*The task*
Read through the records below and copy each line that uses the word "matplotlib".

*Exercise materials*

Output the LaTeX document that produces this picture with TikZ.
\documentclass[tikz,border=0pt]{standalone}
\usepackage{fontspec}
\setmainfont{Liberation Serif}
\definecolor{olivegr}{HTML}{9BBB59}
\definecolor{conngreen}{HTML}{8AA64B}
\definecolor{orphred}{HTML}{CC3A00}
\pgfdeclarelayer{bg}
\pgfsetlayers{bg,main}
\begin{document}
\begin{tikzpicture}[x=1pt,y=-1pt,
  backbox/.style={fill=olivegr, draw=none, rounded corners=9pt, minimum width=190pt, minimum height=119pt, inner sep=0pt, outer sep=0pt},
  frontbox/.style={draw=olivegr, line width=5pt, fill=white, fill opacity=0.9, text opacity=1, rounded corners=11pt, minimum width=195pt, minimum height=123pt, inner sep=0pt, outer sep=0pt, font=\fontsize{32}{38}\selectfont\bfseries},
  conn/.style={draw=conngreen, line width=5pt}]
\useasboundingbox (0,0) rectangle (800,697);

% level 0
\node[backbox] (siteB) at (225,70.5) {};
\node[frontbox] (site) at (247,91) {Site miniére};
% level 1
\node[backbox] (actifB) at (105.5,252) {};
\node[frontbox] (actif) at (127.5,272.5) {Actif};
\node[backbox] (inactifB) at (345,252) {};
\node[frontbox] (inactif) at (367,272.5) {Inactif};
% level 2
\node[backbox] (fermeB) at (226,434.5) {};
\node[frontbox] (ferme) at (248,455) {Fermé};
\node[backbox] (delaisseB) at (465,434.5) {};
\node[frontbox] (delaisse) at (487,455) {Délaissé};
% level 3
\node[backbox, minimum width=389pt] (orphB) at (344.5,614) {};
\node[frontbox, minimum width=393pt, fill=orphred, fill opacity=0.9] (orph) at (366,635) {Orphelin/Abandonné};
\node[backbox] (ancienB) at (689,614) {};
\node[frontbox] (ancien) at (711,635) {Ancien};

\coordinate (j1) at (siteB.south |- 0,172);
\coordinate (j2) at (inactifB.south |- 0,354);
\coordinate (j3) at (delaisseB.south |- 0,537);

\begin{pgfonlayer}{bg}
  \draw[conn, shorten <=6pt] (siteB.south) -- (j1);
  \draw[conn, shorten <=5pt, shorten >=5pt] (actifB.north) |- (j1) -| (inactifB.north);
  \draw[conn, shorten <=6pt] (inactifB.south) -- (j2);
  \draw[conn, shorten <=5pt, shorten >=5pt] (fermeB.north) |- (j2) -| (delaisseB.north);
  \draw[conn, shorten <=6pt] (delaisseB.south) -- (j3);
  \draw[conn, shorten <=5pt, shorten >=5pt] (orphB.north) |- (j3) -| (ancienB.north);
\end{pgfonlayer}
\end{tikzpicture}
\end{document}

==

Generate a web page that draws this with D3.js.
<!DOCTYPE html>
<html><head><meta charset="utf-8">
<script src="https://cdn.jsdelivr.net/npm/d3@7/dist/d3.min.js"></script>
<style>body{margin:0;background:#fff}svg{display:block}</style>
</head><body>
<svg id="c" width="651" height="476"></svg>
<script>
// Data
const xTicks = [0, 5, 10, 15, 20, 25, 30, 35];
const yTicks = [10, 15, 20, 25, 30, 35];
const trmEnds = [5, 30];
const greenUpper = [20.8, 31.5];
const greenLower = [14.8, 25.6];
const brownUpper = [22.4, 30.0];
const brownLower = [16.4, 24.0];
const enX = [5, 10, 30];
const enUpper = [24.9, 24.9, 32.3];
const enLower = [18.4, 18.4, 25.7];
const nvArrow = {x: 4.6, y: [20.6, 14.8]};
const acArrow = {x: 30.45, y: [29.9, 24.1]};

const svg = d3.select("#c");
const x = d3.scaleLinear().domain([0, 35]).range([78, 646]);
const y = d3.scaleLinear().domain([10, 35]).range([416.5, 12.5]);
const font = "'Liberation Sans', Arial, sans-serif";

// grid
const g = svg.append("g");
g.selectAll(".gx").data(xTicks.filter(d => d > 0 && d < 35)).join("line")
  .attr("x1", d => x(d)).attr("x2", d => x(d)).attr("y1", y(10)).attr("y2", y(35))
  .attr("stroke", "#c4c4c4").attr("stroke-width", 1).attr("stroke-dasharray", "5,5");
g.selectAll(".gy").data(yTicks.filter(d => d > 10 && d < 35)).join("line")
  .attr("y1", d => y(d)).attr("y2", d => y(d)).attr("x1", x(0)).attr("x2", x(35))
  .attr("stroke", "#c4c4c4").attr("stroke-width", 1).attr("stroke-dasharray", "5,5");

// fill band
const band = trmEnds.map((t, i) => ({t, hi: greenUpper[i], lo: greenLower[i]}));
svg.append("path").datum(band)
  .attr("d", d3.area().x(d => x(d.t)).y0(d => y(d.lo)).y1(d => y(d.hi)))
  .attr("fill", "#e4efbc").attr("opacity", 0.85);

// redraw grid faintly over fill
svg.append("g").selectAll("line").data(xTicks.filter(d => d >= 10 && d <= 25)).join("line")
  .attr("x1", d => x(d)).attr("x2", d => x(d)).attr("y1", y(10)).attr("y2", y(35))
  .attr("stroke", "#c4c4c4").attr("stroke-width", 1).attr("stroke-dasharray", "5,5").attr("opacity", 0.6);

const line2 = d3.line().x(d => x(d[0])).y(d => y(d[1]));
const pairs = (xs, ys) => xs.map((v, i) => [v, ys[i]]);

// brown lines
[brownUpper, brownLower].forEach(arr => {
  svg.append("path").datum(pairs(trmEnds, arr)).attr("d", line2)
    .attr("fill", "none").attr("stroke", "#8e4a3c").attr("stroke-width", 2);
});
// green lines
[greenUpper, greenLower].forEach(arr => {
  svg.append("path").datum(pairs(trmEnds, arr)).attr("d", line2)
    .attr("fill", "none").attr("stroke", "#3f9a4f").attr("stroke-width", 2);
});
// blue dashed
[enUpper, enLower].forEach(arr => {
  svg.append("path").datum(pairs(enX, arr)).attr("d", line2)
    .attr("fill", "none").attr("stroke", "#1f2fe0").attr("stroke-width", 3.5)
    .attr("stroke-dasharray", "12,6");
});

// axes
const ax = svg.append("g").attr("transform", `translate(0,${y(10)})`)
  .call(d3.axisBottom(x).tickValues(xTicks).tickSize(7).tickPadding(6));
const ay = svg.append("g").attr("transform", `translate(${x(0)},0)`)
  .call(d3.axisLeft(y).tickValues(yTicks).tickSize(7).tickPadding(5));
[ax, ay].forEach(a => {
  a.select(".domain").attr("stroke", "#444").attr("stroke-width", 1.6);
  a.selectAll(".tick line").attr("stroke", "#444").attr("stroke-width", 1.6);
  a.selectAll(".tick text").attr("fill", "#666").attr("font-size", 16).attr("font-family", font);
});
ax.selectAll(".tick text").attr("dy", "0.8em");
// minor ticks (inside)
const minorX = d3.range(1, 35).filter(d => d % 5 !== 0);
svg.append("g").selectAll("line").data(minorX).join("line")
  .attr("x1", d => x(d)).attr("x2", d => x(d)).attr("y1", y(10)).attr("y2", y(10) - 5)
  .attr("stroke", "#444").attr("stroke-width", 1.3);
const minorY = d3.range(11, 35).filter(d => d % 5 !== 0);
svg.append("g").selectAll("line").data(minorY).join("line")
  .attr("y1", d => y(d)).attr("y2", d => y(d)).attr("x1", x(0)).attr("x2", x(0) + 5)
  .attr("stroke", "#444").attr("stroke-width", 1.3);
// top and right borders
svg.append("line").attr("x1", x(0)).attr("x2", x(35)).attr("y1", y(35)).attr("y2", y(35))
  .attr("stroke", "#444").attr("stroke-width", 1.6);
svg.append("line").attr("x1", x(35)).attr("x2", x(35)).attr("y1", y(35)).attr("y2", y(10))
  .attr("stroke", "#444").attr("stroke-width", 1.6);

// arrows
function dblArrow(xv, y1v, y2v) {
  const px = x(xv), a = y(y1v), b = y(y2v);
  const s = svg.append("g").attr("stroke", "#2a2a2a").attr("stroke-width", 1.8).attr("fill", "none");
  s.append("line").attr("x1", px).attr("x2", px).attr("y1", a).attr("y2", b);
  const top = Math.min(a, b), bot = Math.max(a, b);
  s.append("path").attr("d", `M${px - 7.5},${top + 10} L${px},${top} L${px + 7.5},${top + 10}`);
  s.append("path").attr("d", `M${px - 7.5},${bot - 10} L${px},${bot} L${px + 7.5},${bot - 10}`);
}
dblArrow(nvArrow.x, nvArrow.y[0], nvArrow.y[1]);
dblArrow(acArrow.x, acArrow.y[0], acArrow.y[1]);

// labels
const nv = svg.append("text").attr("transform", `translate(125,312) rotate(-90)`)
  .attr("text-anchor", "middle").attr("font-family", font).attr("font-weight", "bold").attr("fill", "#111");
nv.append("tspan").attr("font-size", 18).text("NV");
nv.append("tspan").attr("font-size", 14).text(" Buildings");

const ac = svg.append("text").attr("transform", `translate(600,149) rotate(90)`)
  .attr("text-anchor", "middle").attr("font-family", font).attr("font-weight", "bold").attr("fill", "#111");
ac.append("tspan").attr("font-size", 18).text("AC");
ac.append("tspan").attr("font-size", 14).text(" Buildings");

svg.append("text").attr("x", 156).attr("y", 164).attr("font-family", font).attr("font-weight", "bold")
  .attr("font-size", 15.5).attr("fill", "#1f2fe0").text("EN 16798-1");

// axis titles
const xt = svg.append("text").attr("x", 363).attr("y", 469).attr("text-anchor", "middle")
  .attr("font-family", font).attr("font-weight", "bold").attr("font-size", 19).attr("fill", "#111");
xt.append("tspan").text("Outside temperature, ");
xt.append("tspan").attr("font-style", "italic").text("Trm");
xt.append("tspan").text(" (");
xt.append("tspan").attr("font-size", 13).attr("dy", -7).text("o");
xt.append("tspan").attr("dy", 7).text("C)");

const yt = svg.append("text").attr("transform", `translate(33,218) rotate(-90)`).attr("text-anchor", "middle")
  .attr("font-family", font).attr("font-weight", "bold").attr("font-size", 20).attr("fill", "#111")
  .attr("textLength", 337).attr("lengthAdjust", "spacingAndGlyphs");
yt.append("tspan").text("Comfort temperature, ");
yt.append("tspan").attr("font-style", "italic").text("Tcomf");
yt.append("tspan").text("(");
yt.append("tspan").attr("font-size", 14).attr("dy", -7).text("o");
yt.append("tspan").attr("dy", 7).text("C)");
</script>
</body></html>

==

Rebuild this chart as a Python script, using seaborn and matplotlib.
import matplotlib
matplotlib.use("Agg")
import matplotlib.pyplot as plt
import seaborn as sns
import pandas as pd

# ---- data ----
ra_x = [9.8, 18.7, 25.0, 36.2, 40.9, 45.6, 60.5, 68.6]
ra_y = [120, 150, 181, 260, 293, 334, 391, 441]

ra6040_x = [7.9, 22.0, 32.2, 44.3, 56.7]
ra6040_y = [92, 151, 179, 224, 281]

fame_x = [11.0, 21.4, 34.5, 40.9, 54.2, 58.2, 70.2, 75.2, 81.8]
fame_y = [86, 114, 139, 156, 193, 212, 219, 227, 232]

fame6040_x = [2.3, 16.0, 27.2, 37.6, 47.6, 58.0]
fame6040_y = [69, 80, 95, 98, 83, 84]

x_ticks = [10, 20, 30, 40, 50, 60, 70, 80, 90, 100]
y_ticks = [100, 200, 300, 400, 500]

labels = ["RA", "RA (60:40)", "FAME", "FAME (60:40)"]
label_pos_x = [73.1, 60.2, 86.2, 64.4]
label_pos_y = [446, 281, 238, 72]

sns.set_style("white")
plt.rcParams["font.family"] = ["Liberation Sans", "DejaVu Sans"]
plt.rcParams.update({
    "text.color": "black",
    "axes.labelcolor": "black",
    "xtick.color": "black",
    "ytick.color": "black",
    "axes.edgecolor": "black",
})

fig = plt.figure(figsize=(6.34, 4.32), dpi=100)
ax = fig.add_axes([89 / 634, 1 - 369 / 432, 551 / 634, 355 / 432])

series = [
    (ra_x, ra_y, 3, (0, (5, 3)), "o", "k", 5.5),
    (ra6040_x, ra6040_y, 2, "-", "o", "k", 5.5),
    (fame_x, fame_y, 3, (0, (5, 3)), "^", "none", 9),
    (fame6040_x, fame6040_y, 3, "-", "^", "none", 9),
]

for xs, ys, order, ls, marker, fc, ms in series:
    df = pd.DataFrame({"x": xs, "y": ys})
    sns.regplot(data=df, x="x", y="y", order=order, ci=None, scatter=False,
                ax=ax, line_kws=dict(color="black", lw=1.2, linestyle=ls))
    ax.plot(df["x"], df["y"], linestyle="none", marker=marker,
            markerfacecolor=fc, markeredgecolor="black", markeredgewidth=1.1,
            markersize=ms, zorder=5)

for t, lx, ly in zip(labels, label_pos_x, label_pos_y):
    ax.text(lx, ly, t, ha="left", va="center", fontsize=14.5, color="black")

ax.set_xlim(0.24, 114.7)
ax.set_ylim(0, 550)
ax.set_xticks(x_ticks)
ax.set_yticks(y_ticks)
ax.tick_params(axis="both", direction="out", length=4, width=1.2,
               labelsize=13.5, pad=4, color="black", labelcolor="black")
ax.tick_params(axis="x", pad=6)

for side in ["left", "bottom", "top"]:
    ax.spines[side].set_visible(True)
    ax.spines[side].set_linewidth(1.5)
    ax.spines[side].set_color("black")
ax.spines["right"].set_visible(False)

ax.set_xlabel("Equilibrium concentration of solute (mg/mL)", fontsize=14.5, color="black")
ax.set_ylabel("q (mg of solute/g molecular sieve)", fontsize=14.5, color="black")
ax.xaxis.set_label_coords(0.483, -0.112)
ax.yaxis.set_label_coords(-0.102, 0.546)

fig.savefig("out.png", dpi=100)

*The output*
Rebuild this chart as a Python script, using seaborn and matplotlib.
import matplotlib
matplotlib.use("Agg")
import matplotlib.pyplot as plt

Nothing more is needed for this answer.